Esattamente 58 anni fa Fidel Castro diventava primo ministro di Cuba. La rivoluzione dei “Barbudos” contro Batista era compiuta, anche grazie al compagno di lotta Ernesto “Che” Guevara, ed ora poteva finalmente seguire l’inizio di una nuova epoca. Che sarebbe durata ininterrottamente 49 anni, sotto l’egemonia di uno degli uomini più controversi della storia. Il “Lider Máximo” avrebbe firmato la resa soltanto alle proprie condizioni di salute, per lasciare il potere al fratello Raul il 18 febbraio 2008. Otto anni dopo, il 25 novembre 2016, la morte all’età di 90 anni. Per il suo popolo è stato un liberatore, da una dittatura militare sostenuta dagli Stati Uniti detentori di forti interessi economici, nemico temuto della democrazia liberale e interprete di questioni sociali pressanti. Ma per il mondo, chi è stato?

Secondo Donald Trump, con la sua morte ci si liberava di un brutale dittatore; secondo Putin era stato invece un illustre statista, per onorare il quale L’Havana proclamò nove giorni di lutto nazionale, dandogli poi sepoltura nel cimitero di Sant’Ifigenia (dove riposa l’eroe dell’indipendenza cubana Jose Marti). Da ogni parte accorsero all’arcipelago caraibico per rendere omaggio alla salma (Maradona compreso), eppure lo straordinario consenso di cui Castro ha goduto non può generare indifferenza per altri aspetti, assai più discussi. La stessa figlia Alina, ad esempio, fuggita nel 1993 a Miami con un passaporto falso, non ha esitato a parlarne come di “una persona con un livello di crudeltà abbastanza elevato”, ma certo è che una figura così complessa meriterebbe uno spazio di analisi molto più ampio. Da una parte gli onori, dall’altra le testimonianze drammatiche di intellettuali come Reinaldo Arenas (l’autore di Prima che sia notte) e le dichiarazioni di Amnesty International, all’indomani della sua scomparsa: “I risultati raggiunti da Fidel Castro nel miglioramento dell’accesso di milioni di cubani ai servizi pubblici sono stati mitigati dalla sistematica repressione delle libertà fondamentali“.

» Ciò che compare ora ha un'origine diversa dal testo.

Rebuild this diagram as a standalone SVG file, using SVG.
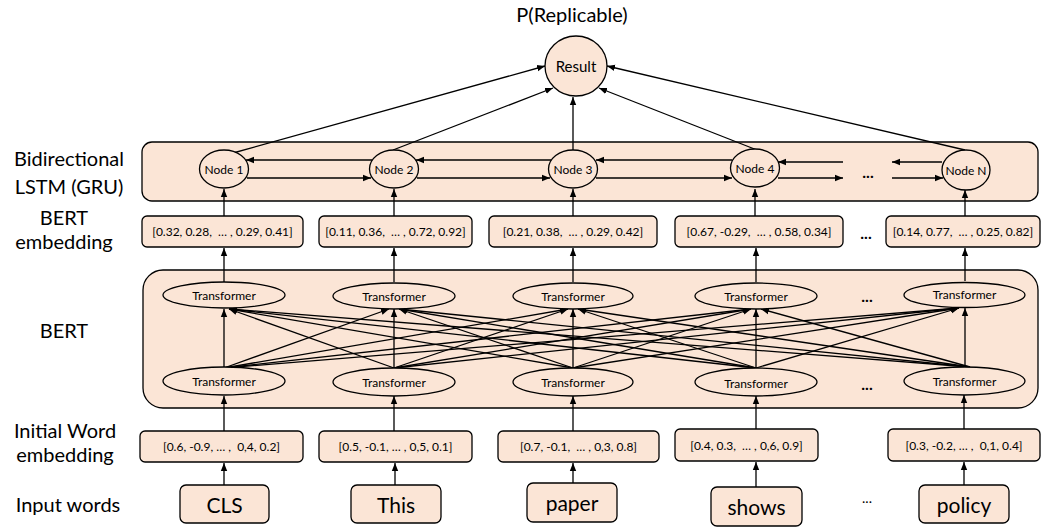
<svg xmlns="http://www.w3.org/2000/svg" width="1043" height="527" viewBox="0 0 1043 527">
  <style>
    text { font-family: Lato, "Open Sans", "Liberation Sans", sans-serif; fill: #000; text-anchor: middle; }
    .lbl { font-size: 20px; }
    .word { font-size: 21px; dominant-baseline: central; }
    .vec { font-size: 12px; dominant-baseline: central; white-space: pre; }
    .tf { font-size: 12px; dominant-baseline: central; }
    .nd { font-size: 12px; dominant-baseline: central; }
    .dots { font-size: 16px; font-weight: bold; dominant-baseline: central; }
    .panel { fill: #FBE5D6; stroke: #000; stroke-width: 1.3; }
    .box { fill: #FBE5D6; stroke: #000; stroke-width: 1.3; }
    .ell { fill: #FBE5D6; stroke: #000; stroke-width: 1.3; }
    .arr { stroke: #000; stroke-width: 1.3; fill: none; marker-end: url(#head); }
  </style>
  <defs>
    <marker id="head" markerUnits="userSpaceOnUse" markerWidth="9" markerHeight="8" refX="8" refY="4" orient="auto">
      <path d="M0,0.8 L8,4 L0,7.2 z" fill="#000"/>
    </marker>
  </defs>

  <!-- row labels -->
  <g id="labels">
    <text class="lbl" x="572" y="22">P(Replicable)</text>
    <text class="lbl" x="69" y="166">Bidirectional</text>
    <text class="lbl" x="69" y="194">LSTM (GRU)</text>
    <text class="lbl" x="64" y="225">BERT</text>
    <text class="lbl" x="64" y="249">embedding</text>
    <text class="lbl" x="64" y="338">BERT</text>
    <text class="lbl" x="65" y="438">Initial Word</text>
    <text class="lbl" x="65" y="462">embedding</text>
    <text class="lbl" x="68" y="512">Input words</text>
  </g>

  <!-- background panels -->
  <g id="lstm-panel">
    <rect class="panel" x="142" y="142" width="896" height="59" rx="10"/>
  </g>
  <g id="bert-panel">
    <rect class="panel" x="143" y="270" width="895" height="138" rx="20"/>
  </g>

  <!-- connectors -->
  <g id="connectors">
    <!-- LSTM nodes to result -->
    <line class="arr" x1="233" y1="153" x2="545" y2="66"/>
    <line class="arr" x1="393" y1="150" x2="553" y2="88"/>
    <line class="arr" x1="573" y1="150" x2="573" y2="97"/>
    <line class="arr" x1="757" y1="150" x2="599" y2="88"/>
    <line class="arr" x1="965" y1="150" x2="607" y2="66"/>

    <!-- bidirectional recurrence -->
    <line class="arr" x1="372" y1="160" x2="246" y2="160"/>
    <line class="arr" x1="247" y1="178" x2="371" y2="178"/>
    <line class="arr" x1="551" y1="160" x2="416" y2="160"/>
    <line class="arr" x1="417" y1="178" x2="550" y2="178"/>
    <line class="arr" x1="732" y1="160" x2="596" y2="160"/>
    <line class="arr" x1="596" y1="178" x2="732" y2="178"/>
    <line class="arr" x1="843" y1="162" x2="778" y2="162"/>
    <line class="arr" x1="778" y1="178" x2="843" y2="178"/>
    <line class="arr" x1="942" y1="162" x2="892" y2="162"/>
    <line class="arr" x1="892" y1="178" x2="943" y2="178"/>

    <!-- BERT embedding to LSTM nodes -->
    <line class="arr" x1="224" y1="216" x2="224" y2="189"/>
    <line class="arr" x1="394" y1="216" x2="394" y2="189"/>
    <line class="arr" x1="573" y1="216" x2="573" y2="189"/>
    <line class="arr" x1="755" y1="216" x2="755" y2="189"/>
    <line class="arr" x1="965" y1="216" x2="965" y2="190"/>

    <!-- top transformers to BERT embedding -->
    <line class="arr" x1="224" y1="282" x2="224" y2="248"/>
    <line class="arr" x1="394" y1="282" x2="394" y2="248"/>
    <line class="arr" x1="573" y1="282" x2="573" y2="248"/>
    <line class="arr" x1="756" y1="282" x2="756" y2="248"/>
    <line class="arr" x1="965" y1="281" x2="965" y2="248"/>

    <!-- full attention mesh: every lower transformer feeds every upper one -->
    <line class="arr" x1="224" y1="368" x2="224" y2="309"/>
    <line class="arr" x1="224" y1="368" x2="389" y2="309"/>
    <line class="arr" x1="224" y1="368" x2="568" y2="309"/>
    <line class="arr" x1="224" y1="368" x2="751" y2="309"/>
    <line class="arr" x1="224" y1="368" x2="959" y2="308"/>

    <line class="arr" x1="394" y1="368" x2="229" y2="309"/>
    <line class="arr" x1="394" y1="368" x2="394" y2="309"/>
    <line class="arr" x1="394" y1="368" x2="568" y2="309"/>
    <line class="arr" x1="394" y1="368" x2="751" y2="309"/>
    <line class="arr" x1="394" y1="368" x2="959" y2="308"/>

    <line class="arr" x1="573" y1="368" x2="229" y2="309"/>
    <line class="arr" x1="573" y1="368" x2="399" y2="309"/>
    <line class="arr" x1="573" y1="368" x2="573" y2="309"/>
    <line class="arr" x1="573" y1="368" x2="751" y2="309"/>
    <line class="arr" x1="573" y1="368" x2="959" y2="308"/>

    <line class="arr" x1="756" y1="368" x2="229" y2="309"/>
    <line class="arr" x1="756" y1="368" x2="399" y2="309"/>
    <line class="arr" x1="756" y1="368" x2="578" y2="309"/>
    <line class="arr" x1="756" y1="368" x2="756" y2="309"/>
    <line class="arr" x1="756" y1="368" x2="959" y2="308"/>

    <line class="arr" x1="970" y1="367" x2="229" y2="309"/>
    <line class="arr" x1="970" y1="367" x2="399" y2="309"/>
    <line class="arr" x1="970" y1="367" x2="578" y2="309"/>
    <line class="arr" x1="970" y1="367" x2="761" y2="309"/>
    <line class="arr" x1="965" y1="367" x2="965" y2="308"/>

    <!-- initial embedding to lower transformers -->
    <line class="arr" x1="224" y1="431" x2="224" y2="396"/>
    <line class="arr" x1="394" y1="431" x2="394" y2="396"/>
    <line class="arr" x1="573" y1="431" x2="573" y2="396"/>
    <line class="arr" x1="756" y1="429" x2="756" y2="396"/>
    <line class="arr" x1="964" y1="429" x2="964" y2="395"/>

    <!-- input words to initial embedding -->
    <line class="arr" x1="224" y1="485" x2="224" y2="463"/>
    <line class="arr" x1="395" y1="485" x2="395" y2="463"/>
    <line class="arr" x1="573" y1="483" x2="573" y2="463"/>
    <line class="arr" x1="756" y1="487" x2="756" y2="462"/>
    <line class="arr" x1="964" y1="485" x2="964" y2="462"/>
  </g>

  <!-- output node -->
  <g id="result">
    <ellipse class="ell" cx="576" cy="66" rx="31" ry="30"/>
    <text class="nd" x="576" y="66" style="font-size:15px">Result</text>
  </g>

  <!-- recurrent nodes -->
  <g id="node-1">
    <ellipse class="ell" cx="224" cy="169" rx="24.5" ry="19"/>
    <text class="nd" x="224" y="169">Node 1</text>
  </g>
  <g id="node-2">
    <ellipse class="ell" cx="394" cy="169" rx="24.5" ry="19"/>
    <text class="nd" x="394" y="169">Node 2</text>
  </g>
  <g id="node-3">
    <ellipse class="ell" cx="573" cy="169" rx="24.5" ry="19"/>
    <text class="nd" x="573" y="169">Node 3</text>
  </g>
  <g id="node-4">
    <ellipse class="ell" cx="755" cy="168" rx="24.5" ry="19"/>
    <text class="nd" x="755" y="168">Node 4</text>
  </g>
  <g id="lstm-dots">
    <text class="dots" x="868" y="171">...</text>
  </g>
  <g id="node-n">
    <ellipse class="ell" cx="966" cy="170" rx="24" ry="20"/>
    <text class="nd" x="966" y="170">Node N</text>
  </g>

  <!-- BERT output vectors -->
  <g id="bert-emb-1">
    <rect class="box" x="142" y="216" width="161" height="31" rx="5"/>
    <text class="vec" x="222.5" y="231.5">[0.32, 0.28,  … , 0.29, 0.41]</text>
  </g>
  <g id="bert-emb-2">
    <rect class="box" x="319" y="216" width="153" height="31" rx="5"/>
    <text class="vec" x="395.5" y="231.5">[0.11, 0.36,  … , 0.72, 0.92]</text>
  </g>
  <g id="bert-emb-3">
    <rect class="box" x="489" y="216" width="168" height="31" rx="5"/>
    <text class="vec" x="573" y="231.5">[0.21, 0.38,  … , 0.29, 0.42]</text>
  </g>
  <g id="bert-emb-4">
    <rect class="box" x="675" y="216" width="168" height="31" rx="5"/>
    <text class="vec" x="759" y="231.5">[0.67, -0.29,  … , 0.58, 0.34]</text>
  </g>
  <g id="bert-emb-dots">
    <text class="dots" x="866" y="232">...</text>
  </g>
  <g id="bert-emb-n">
    <rect class="box" x="886" y="216" width="154" height="31" rx="5"/>
    <text class="vec" x="963" y="231.5">[0.14, 0.77,  … , 0.25, 0.82]</text>
  </g>

  <!-- upper transformer layer -->
  <g id="tf-top-1">
    <ellipse class="ell" cx="224" cy="295" rx="61" ry="13"/>
    <text class="tf" x="224" y="295">Transformer</text>
  </g>
  <g id="tf-top-2">
    <ellipse class="ell" cx="394" cy="296" rx="61" ry="13"/>
    <text class="tf" x="394" y="296">Transformer</text>
  </g>
  <g id="tf-top-3">
    <ellipse class="ell" cx="573" cy="296" rx="60" ry="13"/>
    <text class="tf" x="573" y="296">Transformer</text>
  </g>
  <g id="tf-top-4">
    <ellipse class="ell" cx="756" cy="296" rx="61" ry="13"/>
    <text class="tf" x="756" y="296">Transformer</text>
  </g>
  <g id="tf-top-dots">
    <text class="dots" x="867" y="295">...</text>
  </g>
  <g id="tf-top-n">
    <ellipse class="ell" cx="964.5" cy="295" rx="60.5" ry="12.5"/>
    <text class="tf" x="964.5" y="294">Transformer</text>
  </g>

  <!-- lower transformer layer -->
  <g id="tf-bot-1">
    <ellipse class="ell" cx="224" cy="381" rx="61" ry="14"/>
    <text class="tf" x="224" y="381">Transformer</text>
  </g>
  <g id="tf-bot-2">
    <ellipse class="ell" cx="394" cy="382" rx="61" ry="14"/>
    <text class="tf" x="394" y="382">Transformer</text>
  </g>
  <g id="tf-bot-3">
    <ellipse class="ell" cx="573" cy="382" rx="60" ry="14"/>
    <text class="tf" x="573" y="382">Transformer</text>
  </g>
  <g id="tf-bot-4">
    <ellipse class="ell" cx="756" cy="382" rx="61" ry="14"/>
    <text class="tf" x="756" y="383">Transformer</text>
  </g>
  <g id="tf-bot-dots">
    <text class="dots" x="867" y="383">...</text>
  </g>
  <g id="tf-bot-n">
    <ellipse class="ell" cx="964.5" cy="381" rx="60.5" ry="14"/>
    <text class="tf" x="964.5" y="381">Transformer</text>
  </g>

  <!-- initial word vectors -->
  <g id="init-emb-1">
    <rect class="box" x="140" y="431" width="163" height="31" rx="5"/>
    <text class="vec" x="221.5" y="446.5">[0.6, -0.9, … ,  0,4, 0.2]</text>
  </g>
  <g id="init-emb-2">
    <rect class="box" x="319" y="431" width="153" height="31" rx="5"/>
    <text class="vec" x="395.5" y="446.5">[0.5, -0.1, … , 0,5, 0.1]</text>
  </g>
  <g id="init-emb-3">
    <rect class="box" x="498" y="431" width="161" height="31" rx="5"/>
    <text class="vec" x="578.5" y="446.5">[0.7, -0.1,  … , 0,3, 0.8]</text>
  </g>
  <g id="init-emb-4">
    <rect class="box" x="675" y="429" width="143" height="32" rx="5"/>
    <text class="vec" x="746.5" y="445">[0.4, 0.3,  … , 0,6, 0.9]</text>
  </g>
  <g id="init-emb-n">
    <rect class="box" x="888" y="429" width="152" height="32" rx="5"/>
    <text class="vec" x="964" y="445">[0.3, -0.2, … ,  0,1, 0.4]</text>
  </g>

  <!-- input tokens -->
  <g id="word-cls">
    <rect class="box" x="180" y="485" width="89" height="38" rx="6"/>
    <text class="word" x="224.5" y="504">CLS</text>
  </g>
  <g id="word-this">
    <rect class="box" x="351" y="485" width="90" height="38" rx="6"/>
    <text class="word" x="396" y="504">This</text>
  </g>
  <g id="word-paper">
    <rect class="box" x="527" y="483" width="90" height="39" rx="6"/>
    <text class="word" x="572" y="502">paper</text>
  </g>
  <g id="word-shows">
    <rect class="box" x="711" y="487" width="91" height="39" rx="6"/>
    <text class="word" x="756.5" y="506">shows</text>
  </g>
  <g id="word-dots">
    <text class="dots" x="867" y="497" style="font-weight:normal;font-size:14px">...</text>
  </g>
  <g id="word-policy">
    <rect class="box" x="919" y="485" width="90" height="38" rx="6"/>
    <text class="word" x="964" y="504">policy</text>
  </g>
</svg>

Sono parole pesanti, ma ciò non toglie che si debbano tenere presenti le colpe di un certo Occidente, quello che all’indomani della rivoluzione castrista impose l’embargo nel 1962. La Guerra Fredda aveva assunto contorni ben definiti, e con l’inizio della nazionalizzazioni e degli espropri lo scontro era ormai dichiarato. Nel 1998 arrivò a Santiago Giovanni Paolo II, che condannò la misura discriminatoria del Proclama; nel 2011 una mozione ONU per chiederne la cessazione, definita “fondamentale” dallo stesso Obama. In mezzo e successivamente, ulteriori episodi nodali come la riapertura dell’ambasciata statunitense a L’Havana nel 2015, all’interno di un rinnovato percorso inclusivo tutt’altro che terminato.